A bipartisan bill introduced in the House of Representatives aims to change a problematic part of the Consumer Financial Protection Bureau’s (CFPB) TILA-RESPA Integrated Disclosures (TRID) rule related to how fees for title insurance are calculated in the Loan Estimate and Closing Disclosure.
The TRID Improvement Act of 2017, introduced by Rep. French Hill, R-Arkansas, and endorsed by Rep. Ruben Kihuen, D-Nevada, has reportedly garnered support from both Republicans and Democrats.
The congressmen are pushing for the change because the CFPB, they say, is unwilling or unable to come up with a solution to a problem with how title insurance fees are calculated in the disclosure forms when a discount is involved.

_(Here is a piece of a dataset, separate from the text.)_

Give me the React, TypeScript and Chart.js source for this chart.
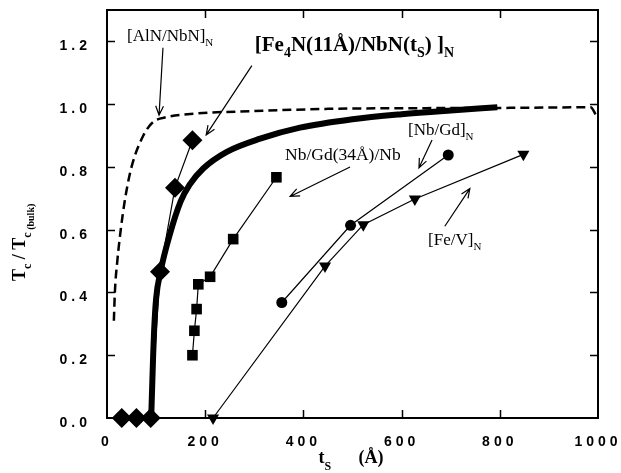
import React, { useEffect, useRef } from 'react';
import { Chart, registerables } from 'chart.js';
Chart.register(...registerables);

// ---- axis ticks ----
const xTickValues = [0, 200, 400, 600, 800, 1000];
const xTickLabels = ['0', '200', '400', '600', '800', '1000'];
const yTickValues = [0, 0.2, 0.4, 0.6, 0.8, 1.0, 1.2];
const yTickLabels = ['0.0', '0.2', '0.4', '0.6', '0.8', '1.0', '1.2'];

// ---- [Fe4N(11Å)/NbN(ts)]N fit curve (thick) ----
const fitT = [90, 92, 94, 96, 100, 109, 128, 150, 168, 196, 244, 312, 393, 500, 600, 700, 795];
const fitR = [0, 0.1, 0.2, 0.28, 0.38, 0.466, 0.585, 0.69, 0.743, 0.795, 0.848, 0.89, 0.925, 0.952, 0.968, 0.98, 0.99];

// ---- [AlN/NbN]N (dashed) ----
const alnT = [14, 16, 21, 28, 37, 50, 74, 94, 122, 180, 300, 450, 600, 800, 985, 996];
const alnR = [0.31, 0.4, 0.5, 0.6, 0.7, 0.8, 0.9, 0.943, 0.959, 0.97, 0.978, 0.985, 0.987, 0.988, 0.99, 0.965];

// ---- [Fe4N/NbN]N data (diamonds) ----
const diamondT = [30, 60, 89, 108, 138.5, 174];
const diamondR = [0, 0, 0, 0.466, 0.734, 0.885];

// ---- Nb/Gd(34Å)/Nb (squares) ----
const squareT = [174, 178, 182.5, 186, 210, 257, 345];
const squareR = [0.2, 0.278, 0.347, 0.426, 0.45, 0.57, 0.767];

// ---- [Nb/Gd]N (circles) ----
const circleT = [356, 496, 695];
const circleR = [0.368, 0.614, 0.838];

// ---- [Fe/V]N (down triangles) ----
const triT = [216, 444, 522, 627, 848];
const triR = [0, 0.484, 0.616, 0.698, 0.84];

const pts = (xs: number[], ys: number[]) => xs.map((x, i) => ({ x, y: ys[i] }));

type Seg = { t: string; sub?: boolean };
const annotations: { segs: Seg[]; size: number; bold: boolean; x: number; y: number; from: [number, number]; to: [number, number] }[] = [
  { segs: [{ t: '[AlN/NbN]' }, { t: 'N', sub: true }], size: 17, bold: false, x: 40.7, y: 1.2, from: [114, 1.18], to: [106, 0.965] },
  {
    segs: [{ t: '[Fe' }, { t: '4', sub: true }, { t: 'N(11Å)/NbN(t' }, { t: 'S', sub: true }, { t: ') ]' }, { t: 'N', sub: true }],
    size: 21, bold: true, x: 301, y: 1.168, from: [295, 1.123], to: [202, 0.902],
  },
  { segs: [{ t: 'Nb/Gd(34Å)/Nb' }], size: 17.5, bold: false, x: 362.5, y: 0.823, from: [495, 0.8], to: [373, 0.706] },
  { segs: [{ t: '[Nb/Gd]' }, { t: 'N', sub: true }], size: 17, bold: false, x: 613, y: 0.902, from: [662, 0.886], to: [635.4, 0.797] },
  { segs: [{ t: '[Fe/V]' }, { t: 'N', sub: true }], size: 17, bold: false, x: 654, y: 0.551, from: [688, 0.611], to: [739, 0.731] },
];

const serif = (size: number, bold: boolean) =>
  `${bold ? 'bold ' : ''}${size}px "Liberation Serif", "Times New Roman", serif`;

function drawRich(ctx: CanvasRenderingContext2D, segs: Seg[], x: number, y: number, size: number, bold: boolean) {
  let cx = x;
  for (const s of segs) {
    const fs = s.sub ? Math.round(size * 0.65) : size;
    ctx.font = serif(fs, bold);
    ctx.fillText(s.t, cx, y + (s.sub ? size * 0.28 : 0));
    cx += ctx.measureText(s.t).width;
  }
}

function arrow(ctx: CanvasRenderingContext2D, x0: number, y0: number, x1: number, y1: number) {
  ctx.beginPath();
  ctx.moveTo(x0, y0);
  ctx.lineTo(x1, y1);
  const a = Math.atan2(y1 - y0, x1 - x0);
  const L = 10;
  const w = 0.4;
  ctx.moveTo(x1 - L * Math.cos(a - w), y1 - L * Math.sin(a - w));
  ctx.lineTo(x1, y1);
  ctx.lineTo(x1 - L * Math.cos(a + w), y1 - L * Math.sin(a + w));
  ctx.stroke();
}

const framePlugin = {
  id: 'frame',
  beforeDraw(chart: any) {
    (chart.ctx as any).letterSpacing = '4px';
  },
  beforeDatasetsDraw(chart: any) {
    const ctx = chart.ctx as CanvasRenderingContext2D;
    const { left, right, top, bottom } = chart.chartArea;
    const xs = chart.scales.x;
    const ys = chart.scales.y;
    ctx.save();
    ctx.strokeStyle = '#000';
    ctx.lineWidth = 2;
    ctx.strokeRect(left, top, right - left, bottom - top);
    ctx.beginPath();
    const tl = 8;
    xTickValues.forEach((v) => {
      if (v <= xs.min || v >= xs.max) return;
      const p = Math.round(xs.getPixelForValue(v)) + 0.5;
      ctx.moveTo(p, bottom);
      ctx.lineTo(p, bottom - tl);
      ctx.moveTo(p, top);
      ctx.lineTo(p, top + tl);
    });
    yTickValues.forEach((v) => {
      if (v <= ys.min || v >= ys.max) return;
      const p = Math.round(ys.getPixelForValue(v)) + 0.5;
      ctx.moveTo(left, p);
      ctx.lineTo(left + tl, p);
      ctx.moveTo(right, p);
      ctx.lineTo(right - tl, p);
    });
    ctx.lineWidth = 1.5;
    ctx.stroke();
    ctx.restore();
  },
  afterDraw(chart: any) {
    const ctx = chart.ctx as CanvasRenderingContext2D;
    const xs = chart.scales.x;
    const ys = chart.scales.y;
    ctx.save();
    (ctx as any).letterSpacing = '0px';
    ctx.fillStyle = '#000';
    ctx.strokeStyle = '#000';
    ctx.lineWidth = 1.2;
    ctx.textAlign = 'left';
    ctx.textBaseline = 'alphabetic';
    for (const a of annotations) {
      drawRich(ctx, a.segs, xs.getPixelForValue(a.x), ys.getPixelForValue(a.y), a.size, a.bold);
      arrow(ctx, xs.getPixelForValue(a.from[0]), ys.getPixelForValue(a.from[1]), xs.getPixelForValue(a.to[0]), ys.getPixelForValue(a.to[1]));
    }
    // x-axis title: t_S (Å)
    const { left, right } = chart.chartArea;
    const cxm = (left + right) / 2;
    ctx.font = serif(18, true);
    ctx.fillText('t', cxm - 34, 463);
    ctx.font = serif(12, true);
    ctx.fillText('S', cxm - 28, 470);
    ctx.font = serif(18, true);
    ctx.fillText('(Å)', cxm + 6, 463);
    // y-axis title: T_c / T_c (bulk)
    ctx.save();
    ctx.translate(25, 281);
    ctx.rotate(-Math.PI / 2);
    const parts: { t: string; size: number; dy: number }[] = [
      { t: 'T', size: 18, dy: 0 },
      { t: 'c', size: 12, dy: 6 },
      { t: ' / ', size: 18, dy: 0 },
      { t: 'T', size: 18, dy: 0 },
      { t: 'c', size: 12, dy: 6 },
      { t: ' (bulk)', size: 10, dy: 9 },
    ];
    let cx = 0;
    for (const p of parts) {
      ctx.font = serif(p.size, true);
      ctx.fillText(p.t, cx, p.dy);
      cx += ctx.measureText(p.t).width;
    }
    ctx.restore();
    ctx.restore();
  },
};

export default function App() {
  const ref = useRef<HTMLCanvasElement>(null);
  useEffect(() => {
    const canvas = ref.current!;
    const tickFont = { family: '"Liberation Sans", Arial, sans-serif', size: 14, weight: 'bold' as const };
    const chart = new Chart(canvas, {
      type: 'scatter',
      data: {
        datasets: [
          {
            data: pts(alnT, alnR),
            showLine: true,
            borderColor: '#000',
            borderWidth: 2.5,
            borderDash: [9, 5],
            pointRadius: 0,
            cubicInterpolationMode: 'monotone',
          },
          {
            data: pts(fitT, fitR),
            showLine: true,
            borderColor: '#000',
            borderWidth: 6,
            pointRadius: 0,
            cubicInterpolationMode: 'monotone',
          },
          {
            data: pts(squareT, squareR),
            showLine: true,
            borderColor: '#000',
            borderWidth: 1.2,
            pointStyle: 'rect',
            pointRadius: 7.5,
            backgroundColor: '#000',
            pointBorderWidth: 0,
          },
          {
            data: pts(circleT, circleR),
            showLine: true,
            borderColor: '#000',
            borderWidth: 1.2,
            pointStyle: 'circle',
            pointRadius: 5.5,
            backgroundColor: '#000',
            pointBorderWidth: 0,
          },
          {
            data: pts(triT, triR),
            showLine: true,
            borderColor: '#000',
            borderWidth: 1.2,
            pointStyle: 'triangle',
            rotation: 180,
            pointRadius: 7,
            backgroundColor: '#000',
            pointBorderWidth: 0,
            clip: false,
          },
          {
            data: pts(diamondT, diamondR),
            showLine: true,
            borderColor: '#000',
            borderWidth: 1.2,
            pointStyle: 'rectRot',
            pointRadius: 10,
            backgroundColor: '#000',
            pointBorderWidth: 0,
            clip: false,
            segment: {
              borderColor: (c: any) => (c.p0.parsed.y === 0 && c.p1.parsed.y === 0 ? 'rgba(0,0,0,0)' : '#000'),
            },
          },
        ] as any,
      },
      options: {
        animation: false,
        responsive: false,
        devicePixelRatio: 1,
        layout: { padding: { left: 0, top: 7, right: 23, bottom: 0 } },
        plugins: { legend: { display: false }, tooltip: { enabled: false } },
        scales: {
          x: {
            type: 'linear',
            min: 0,
            max: 1000,
            grid: { display: false, drawTicks: false },
            border: { display: false },
            afterBuildTicks: (s: any) => {
              s.ticks = xTickValues.map((v) => ({ value: v }));
            },
            afterFit: (s: any) => {
              s.height = 55;
              s.paddingLeft = 0;
              s.paddingRight = 0;
              s.paddingTop = 0;
              s.paddingBottom = 0;
            },
            ticks: {
              color: '#000',
              font: tickFont,
              padding: 16,
              maxRotation: 0,
              autoSkip: false,
              callback: (v: any) => {
                const i = xTickValues.indexOf(Number(v));
                return i >= 0 ? xTickLabels[i] : '';
              },
            },
          },
          y: {
            type: 'linear',
            min: 0,
            max: 1.3,
            grid: { display: false, drawTicks: false },
            border: { display: false },
            afterBuildTicks: (s: any) => {
              s.ticks = yTickValues.map((v) => ({ value: v }));
            },
            afterFit: (s: any) => {
              s.width = 107;
              s.paddingLeft = 0;
              s.paddingRight = 0;
              s.paddingTop = 0;
              s.paddingBottom = 0;
            },
            ticks: {
              color: '#000',
              font: tickFont,
              padding: 16,
              labelOffset: 5,
              autoSkip: false,
              callback: (v: any) => {
                const i = yTickValues.findIndex((t) => Math.abs(t - Number(v)) < 1e-9);
                return i >= 0 ? yTickLabels[i] : '';
              },
            },
          },
        },
      } as any,
      plugins: [framePlugin],
    });
    return () => chart.destroy();
  }, []);
  return (
    <div style={{ position: 'absolute', left: 0, top: 0, width: 621, height: 473, background: '#fff' }}>
      <canvas ref={ref} width={621} height={473} style={{ width: 621, height: 473, display: 'block' }} />
    </div>
  );
}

The problem, according to Hill, is that homebuyers in some states are not receiving an accurate disclosure of their title insurance premiums because, in those states, the CFPB “does not allow the calculation of a discounted rate known as ‘simultaneous issue,’ which is a rate title insurance companies provide to consumers when they purchase a lenders and owners title insurance policy simultaneously.”
Because the TRID forms don’t allow for this discounted rate to be presented accurately, it creates a problem both for consumers and mortgage lenders.
In a statement the American Land Title Association (ALTA), a national trade association representing the land title insurance industry, applauded the bill, saying it would “help consumers understand the true cost of their real estate transaction.”
“The TRID Improvement Act of 2017 amends the Real Estate Settlement Procedures Act (RESPA) to require the Consumer Financial Protection Bureau (CFPB) to allow the accurate disclosure of title insurance premiums and discounts to homebuyers,” the organization says in its statement. “Under the current regulation, the CFPB does not allow title insurance companies to disclose available discounts for lenders title insurance on the government mandated disclosures.”
“We’re thankful Representatives Hill and Kihuen recognize the simple truth that consumers deserve to know how much they will pay when buying and selling a house,” says Daniel D. Mennenoh, president of ALTA. “For more than three years, we’ve urged the CFPB to make this straightforward change. Our research shows that 40 percent of consumers feel confused by the CFPB’s requirement to provide inaccurate pricing on title insurance. We’re eager to work with Congress and the bureau to eliminate this confusion.”
“Consumers deserve to know the costs of their title insurance premiums when they purchase a home. As TRID has become a massive, complex rule, it is hindering financial institutions’ ability to share accurate information to consumers during the mortgage closing process,” Hill says in a statement. “This legislation seeks to correct this error by ensuring that consumers know the exact cost of their title insurance – not the number reported as one price on a lending estimate and another price on a closing document. I am proud to work with my colleague, Representative Ruben Kihuen to take the first step in undoing this compliance nightmare.”
A draft version of the bill would have amended the Real Estate Settlement Procedures Act and the Truth in Lending Act to expand the time period granted to a creditor to cure a good-faith violation on a loan estimate or closing disclosure from 60 to 210 days. However, the current version of the bill makes no mention of extending the time period to cure a good-faith violation.